TASK DESCRIPTION:
Return all entries word for word, but drop any images.

Excerpt from a dataset:

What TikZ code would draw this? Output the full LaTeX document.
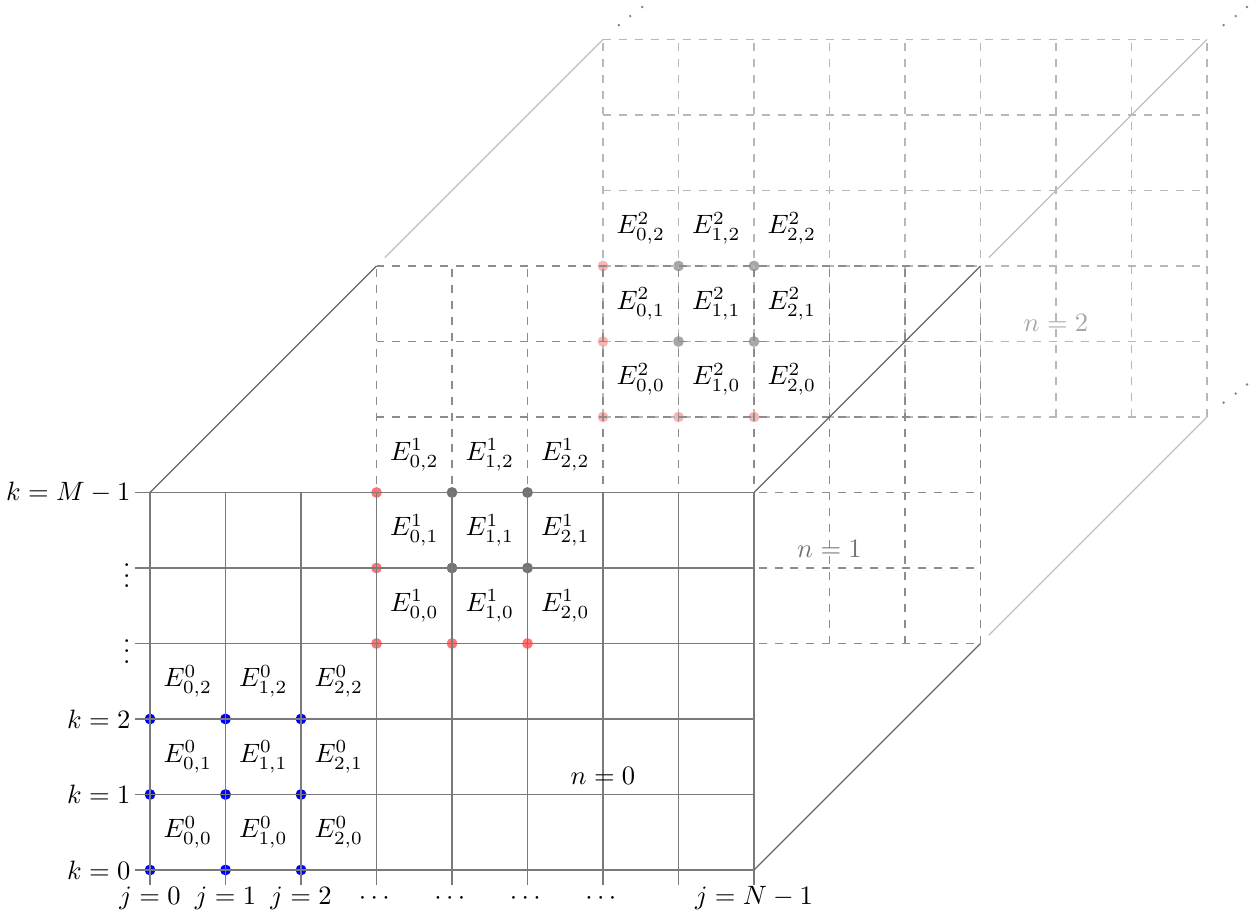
\documentclass[tikz,border=0pt]{standalone}
\usepackage{amsmath}
\begin{document}
\begin{tikzpicture}[x=1cm,y=1cm,
  grid0/.style={draw=black!52, line width=0.5pt},
  grid1/.style={draw=black!45, dashed, line width=0.5pt},
  grid2/.style={draw=black!28, dashed, line width=0.5pt},
  edgeline/.style={draw=black!60, line width=0.5pt},
  faintline/.style={draw=black!25, line width=0.5pt},
  dotb/.style={fill=blue},
  dotr/.style={fill=red!55},
  dotg/.style={fill=black!55},
  dotrl/.style={fill=red!30},
  dotgl/.style={fill=black!35},
  klabel/.style={anchor=east, inner sep=1.5pt},
  jlabel/.style={anchor=base, inner sep=0pt},
  elabel/.style={inner sep=0pt},
  etc/.style={fill=black!50}
]
\def\dotr{0.072}
\useasboundingbox (-1.987,-0.623) rectangle (14.649,11.523);

% corners of the three layers
\coordinate (A0) at (0,5);   \coordinate (A1) at (3,8);   \coordinate (A1b) at (3.11,8.11); \coordinate (A2) at (6,11);
\coordinate (B0) at (8,5);   \coordinate (B1) at (11,8);  \coordinate (B1b) at (11.11,8.11); \coordinate (B2) at (14,11);
\coordinate (C0) at (8,0);   \coordinate (C1) at (11,3);  \coordinate (C1b) at (11.11,3.11); \coordinate (C2) at (14,6);

% ---------- layer n = 2 ----------
\foreach \p/\q in {6/6,7/6,8/6,6/7,6/8}
  \fill[dotrl] (\p,\q) circle (\dotr);
\foreach \p/\q in {7/7,8/7,7/8,8/8}
  \fill[dotgl] (\p,\q) circle (\dotr);
\draw[grid2] (6,6) grid (14,11);

% ---------- layer n = 1 ----------
\foreach \p/\q in {3/3,4/3,5/3,3/4,3/5}
  \fill[dotr] (\p,\q) circle (\dotr);
\foreach \p/\q in {4/4,5/4,4/5,5/5}
  \fill[dotg] (\p,\q) circle (\dotr);
\draw[grid1] (3,3) grid (11,8);

% ---------- layer n = 0 ----------
\foreach \p in {0,1,2}
  \foreach \q in {0,1,2}
    \fill[dotb] (\p,\q) circle (\dotr);
\foreach \x in {0,...,8}
  \draw[grid0] (\x,-0.2) -- (\x,5);
\foreach \y in {0,...,5}
  \draw[grid0] (-0.2,\y) -- (8,\y);

% ---------- depth edges ----------
\draw[edgeline] (A0) -- (A1);
\draw[faintline] (A1b) -- (A2);
\draw[edgeline] (B0) -- (B1);
\draw[faintline] (B1b) -- (B2);
\draw[edgeline] (C0) -- (C1);
\draw[faintline] (C1b) -- (C2);

% continuation dots
\foreach \x/\y in {6.21/11.19, 6.36/11.31, 6.52/11.43,
                   14.22/11.19, 14.38/11.31, 14.53/11.43,
                   14.22/6.19, 14.38/6.31, 14.53/6.43}
  \fill[etc] (\x,\y) circle (0.018);

% ---------- cell labels ----------
\foreach \p in {0,1,2}
  \foreach \q in {0,1,2} {
    \node[elabel] (e0-\p-\q) at (\p+0.5,\q+0.5) {$E^{0}_{\p,\q}$};
    \node[elabel] (e1-\p-\q) at (\p+3.5,\q+3.5) {$E^{1}_{\p,\q}$};
    \node[elabel] (e2-\p-\q) at (\p+6.5,\q+6.5) {$E^{2}_{\p,\q}$};
  }

% ---------- axis labels ----------
\node[klabel] (k0) at (-0.2,0) {$k=0$};
\node[klabel] (k1) at (-0.2,1) {$k=1$};
\node[klabel] (k2) at (-0.2,2) {$k=2$};
\node[klabel] (kv1) at (-0.2,3) {$\vdots$};
\node[klabel] (kv2) at (-0.2,4) {$\vdots$};
\node[klabel] (kM) at (-0.2,5) {$k=M-1$};

\node[jlabel] (j0) at (0,-0.46) {$j=0$};
\node[jlabel] (j1) at (1,-0.46) {$j=1$};
\node[jlabel] (j2) at (2,-0.46) {$j=2$};
\node[jlabel] (jc3) at (3,-0.46) {$\cdots$};
\node[jlabel] (jc4) at (4,-0.46) {$\cdots$};
\node[jlabel] (jc5) at (5,-0.46) {$\cdots$};
\node[jlabel] (jc6) at (6,-0.46) {$\cdots$};
\node[jlabel] (jN) at (8,-0.46) {$j=N-1$};

% ---------- layer labels ----------
\node (n0) at (6,1.25) {$n=0$};
\node[text=black!55] (n1) at (9,4.25) {$n=1$};
\node[text=black!35] (n2) at (12,7.25) {$n=2$};
\end{tikzpicture}
\end{document}
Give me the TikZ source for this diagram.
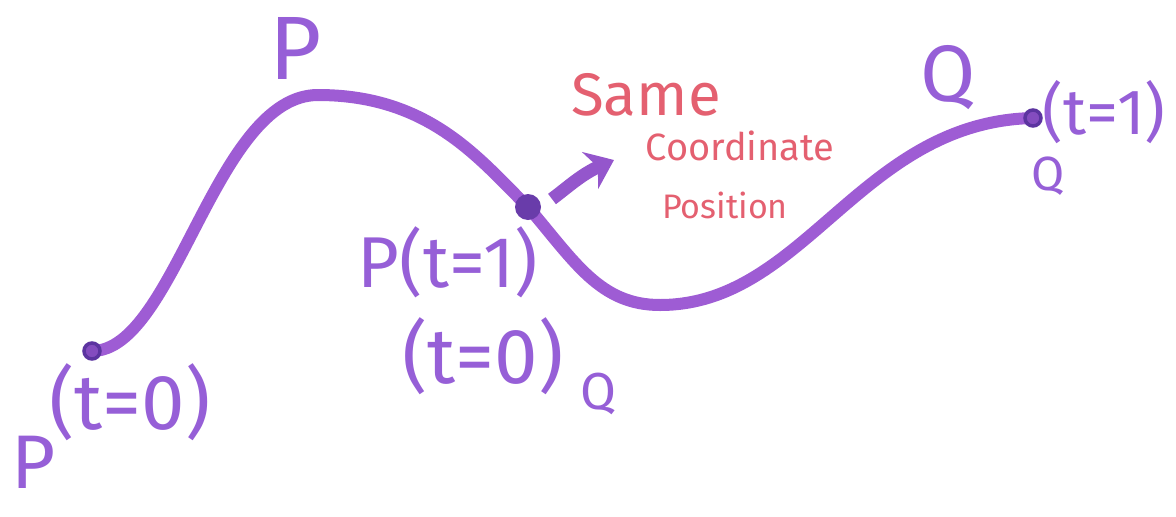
\documentclass[tikz,border=0pt]{standalone}
\usepackage{fontspec}
\setmainfont{Fira Sans}
\usetikzlibrary{arrows.meta}
\definecolor{curvepurple}{RGB}{158,92,212}
\definecolor{dotpurple}{RGB}{92,52,160}
\definecolor{labelpurple}{RGB}{150,95,215}
\definecolor{notered}{RGB}{228,96,112}
\tikzset{
  curveline/.style={draw=curvepurple,line width=12pt,line cap=round},
  enddot/.style={circle,draw=dotpurple,fill=curvepurple!60!dotpurple,line width=3.5pt,minimum size=16pt,inner sep=0pt},
  middot/.style={circle,fill=dotpurple!80!curvepurple,minimum size=26pt,inner sep=0pt},
  plabel/.style={text=labelpurple,inner sep=0pt},
  rlabel/.style={text=notered,inner sep=0pt},
  pointer/.style={draw=curvepurple!85!dotpurple,line width=13pt,-{Stealth[length=26pt,width=40pt]}}
}
\begin{document}
\begin{tikzpicture}[x=1pt,y=-1pt]
\useasboundingbox (0,0) rectangle (1176,517);
% points
\coordinate (s) at (92,351);
\coordinate (h) at (318,95);
\coordinate (m) at (528,207);
\coordinate (tr) at (660,305);
\coordinate (e) at (1033,118);
% curve
\draw[curveline] (s) .. controls (175,351) and (215,95) .. (h)
  .. controls (430,95) and (480,160) .. (m)
  .. controls (575,262) and (600,305) .. (tr)
  .. controls (805,305) and (860,122) .. (e);
% dots
\node[enddot] (sd) at (s) {};
\node[middot] (md) at (m) {};
\node[enddot] (ed) at (e) {};
% arrow
\coordinate (a1) at (552,199);
\coordinate (a2) at (614,160);
\draw[pointer] (a1) .. controls (568,187) and (582,174) .. (a2);
% labels
\node[plabel,font=\fontsize{90}{90}\selectfont] (ptop) at (296,48) {P};
\node[plabel,font=\fontsize{80}{80}\selectfont] (qtop) at (948,78) {Q};
\node[plabel,font=\fontsize{64}{64}\selectfont] (qt1) at (1104,112) {(t=1)};
\node[plabel,font=\fontsize{48}{48}\selectfont] (qr) at (1048,176) {Q};
\node[plabel,font=\fontsize{72}{72}\selectfont] (pt1) at (448,262) {P(t=1)};
\node[plabel,font=\fontsize{78}{78}\selectfont] (qt0) at (483,356) {(t=0)};
\node[plabel,font=\fontsize{52}{52}\selectfont] (qm) at (598,394) {Q};
\node[plabel,font=\fontsize{78}{78}\selectfont] (pt0) at (130,402) {(t=0)};
\node[plabel,font=\fontsize{76}{76}\selectfont] (pl) at (34,462) {P};
% red note
\node[rlabel,font=\fontsize{60}{60}\selectfont] (same) at (646,95) {Same};
\node[rlabel,font=\fontsize{38}{38}\selectfont] (coord) at (740,146) {Coordinate};
\node[rlabel,font=\fontsize{34}{34}\selectfont] (pos) at (725,205) {Position};
\end{tikzpicture}
\end{document}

REPLY:
What TikZ code would draw this? Output the full LaTeX document.
\documentclass[tikz,border=0pt]{standalone}
\usepackage{amsmath}
\begin{document}
\begin{tikzpicture}[x=1cm,y=1cm,
  grid0/.style={draw=black!52, line width=0.5pt},
  grid1/.style={draw=black!45, dashed, line width=0.5pt},
  grid2/.style={draw=black!28, dashed, line width=0.5pt},
  edgeline/.style={draw=black!60, line width=0.5pt},
  faintline/.style={draw=black!25, line width=0.5pt},
  dotb/.style={fill=blue},
  dotr/.style={fill=red!55},
  dotg/.style={fill=black!55},
  dotrl/.style={fill=red!30},
  dotgl/.style={fill=black!35},
  klabel/.style={anchor=east, inner sep=1.5pt},
  jlabel/.style={anchor=base, inner sep=0pt},
  elabel/.style={inner sep=0pt},
  etc/.style={fill=black!50}
]
\def\dotr{0.072}
\useasboundingbox (-1.987,-0.623) rectangle (14.649,11.523);

% corners of the three layers
\coordinate (A0) at (0,5);   \coordinate (A1) at (3,8);   \coordinate (A1b) at (3.11,8.11); \coordinate (A2) at (6,11);
\coordinate (B0) at (8,5);   \coordinate (B1) at (11,8);  \coordinate (B1b) at (11.11,8.11); \coordinate (B2) at (14,11);
\coordinate (C0) at (8,0);   \coordinate (C1) at (11,3);  \coordinate (C1b) at (11.11,3.11); \coordinate (C2) at (14,6);

% ---------- layer n = 2 ----------
\foreach \p/\q in {6/6,7/6,8/6,6/7,6/8}
  \fill[dotrl] (\p,\q) circle (\dotr);
\foreach \p/\q in {7/7,8/7,7/8,8/8}
  \fill[dotgl] (\p,\q) circle (\dotr);
\draw[grid2] (6,6) grid (14,11);

% ---------- layer n = 1 ----------
\foreach \p/\q in {3/3,4/3,5/3,3/4,3/5}
  \fill[dotr] (\p,\q) circle (\dotr);
\foreach \p/\q in {4/4,5/4,4/5,5/5}
  \fill[dotg] (\p,\q) circle (\dotr);
\draw[grid1] (3,3) grid (11,8);

% ---------- layer n = 0 ----------
\foreach \p in {0,1,2}
  \foreach \q in {0,1,2}
    \fill[dotb] (\p,\q) circle (\dotr);
\foreach \x in {0,...,8}
  \draw[grid0] (\x,-0.2) -- (\x,5);
\foreach \y in {0,...,5}
  \draw[grid0] (-0.2,\y) -- (8,\y);

% ---------- depth edges ----------
\draw[edgeline] (A0) -- (A1);
\draw[faintline] (A1b) -- (A2);
\draw[edgeline] (B0) -- (B1);
\draw[faintline] (B1b) -- (B2);
\draw[edgeline] (C0) -- (C1);
\draw[faintline] (C1b) -- (C2);

% continuation dots
\foreach \x/\y in {6.21/11.19, 6.36/11.31, 6.52/11.43,
                   14.22/11.19, 14.38/11.31, 14.53/11.43,
                   14.22/6.19, 14.38/6.31, 14.53/6.43}
  \fill[etc] (\x,\y) circle (0.018);

% ---------- cell labels ----------
\foreach \p in {0,1,2}
  \foreach \q in {0,1,2} {
    \node[elabel] (e0-\p-\q) at (\p+0.5,\q+0.5) {$E^{0}_{\p,\q}$};
    \node[elabel] (e1-\p-\q) at (\p+3.5,\q+3.5) {$E^{1}_{\p,\q}$};
    \node[elabel] (e2-\p-\q) at (\p+6.5,\q+6.5) {$E^{2}_{\p,\q}$};
  }

% ---------- axis labels ----------
\node[klabel] (k0) at (-0.2,0) {$k=0$};
\node[klabel] (k1) at (-0.2,1) {$k=1$};
\node[klabel] (k2) at (-0.2,2) {$k=2$};
\node[klabel] (kv1) at (-0.2,3) {$\vdots$};
\node[klabel] (kv2) at (-0.2,4) {$\vdots$};
\node[klabel] (kM) at (-0.2,5) {$k=M-1$};

\node[jlabel] (j0) at (0,-0.46) {$j=0$};
\node[jlabel] (j1) at (1,-0.46) {$j=1$};
\node[jlabel] (j2) at (2,-0.46) {$j=2$};
\node[jlabel] (jc3) at (3,-0.46) {$\cdots$};
\node[jlabel] (jc4) at (4,-0.46) {$\cdots$};
\node[jlabel] (jc5) at (5,-0.46) {$\cdots$};
\node[jlabel] (jc6) at (6,-0.46) {$\cdots$};
\node[jlabel] (jN) at (8,-0.46) {$j=N-1$};

% ---------- layer labels ----------
\node (n0) at (6,1.25) {$n=0$};
\node[text=black!55] (n1) at (9,4.25) {$n=1$};
\node[text=black!35] (n2) at (12,7.25) {$n=2$};
\end{tikzpicture}
\end{document}
Give me the TikZ source for this diagram.
\documentclass[tikz,border=0pt]{standalone}
\usepackage{fontspec}
\setmainfont{Fira Sans}
\usetikzlibrary{arrows.meta}
\definecolor{curvepurple}{RGB}{158,92,212}
\definecolor{dotpurple}{RGB}{92,52,160}
\definecolor{labelpurple}{RGB}{150,95,215}
\definecolor{notered}{RGB}{228,96,112}
\tikzset{
  curveline/.style={draw=curvepurple,line width=12pt,line cap=round},
  enddot/.style={circle,draw=dotpurple,fill=curvepurple!60!dotpurple,line width=3.5pt,minimum size=16pt,inner sep=0pt},
  middot/.style={circle,fill=dotpurple!80!curvepurple,minimum size=26pt,inner sep=0pt},
  plabel/.style={text=labelpurple,inner sep=0pt},
  rlabel/.style={text=notered,inner sep=0pt},
  pointer/.style={draw=curvepurple!85!dotpurple,line width=13pt,-{Stealth[length=26pt,width=40pt]}}
}
\begin{document}
\begin{tikzpicture}[x=1pt,y=-1pt]
\useasboundingbox (0,0) rectangle (1176,517);
% points
\coordinate (s) at (92,351);
\coordinate (h) at (318,95);
\coordinate (m) at (528,207);
\coordinate (tr) at (660,305);
\coordinate (e) at (1033,118);
% curve
\draw[curveline] (s) .. controls (175,351) and (215,95) .. (h)
  .. controls (430,95) and (480,160) .. (m)
  .. controls (575,262) and (600,305) .. (tr)
  .. controls (805,305) and (860,122) .. (e);
% dots
\node[enddot] (sd) at (s) {};
\node[middot] (md) at (m) {};
\node[enddot] (ed) at (e) {};
% arrow
\coordinate (a1) at (552,199);
\coordinate (a2) at (614,160);
\draw[pointer] (a1) .. controls (568,187) and (582,174) .. (a2);
% labels
\node[plabel,font=\fontsize{90}{90}\selectfont] (ptop) at (296,48) {P};
\node[plabel,font=\fontsize{80}{80}\selectfont] (qtop) at (948,78) {Q};
\node[plabel,font=\fontsize{64}{64}\selectfont] (qt1) at (1104,112) {(t=1)};
\node[plabel,font=\fontsize{48}{48}\selectfont] (qr) at (1048,176) {Q};
\node[plabel,font=\fontsize{72}{72}\selectfont] (pt1) at (448,262) {P(t=1)};
\node[plabel,font=\fontsize{78}{78}\selectfont] (qt0) at (483,356) {(t=0)};
\node[plabel,font=\fontsize{52}{52}\selectfont] (qm) at (598,394) {Q};
\node[plabel,font=\fontsize{78}{78}\selectfont] (pt0) at (130,402) {(t=0)};
\node[plabel,font=\fontsize{76}{76}\selectfont] (pl) at (34,462) {P};
% red note
\node[rlabel,font=\fontsize{60}{60}\selectfont] (same) at (646,95) {Same};
\node[rlabel,font=\fontsize{38}{38}\selectfont] (coord) at (740,146) {Coordinate};
\node[rlabel,font=\fontsize{34}{34}\selectfont] (pos) at (725,205) {Position};
\end{tikzpicture}
\end{document}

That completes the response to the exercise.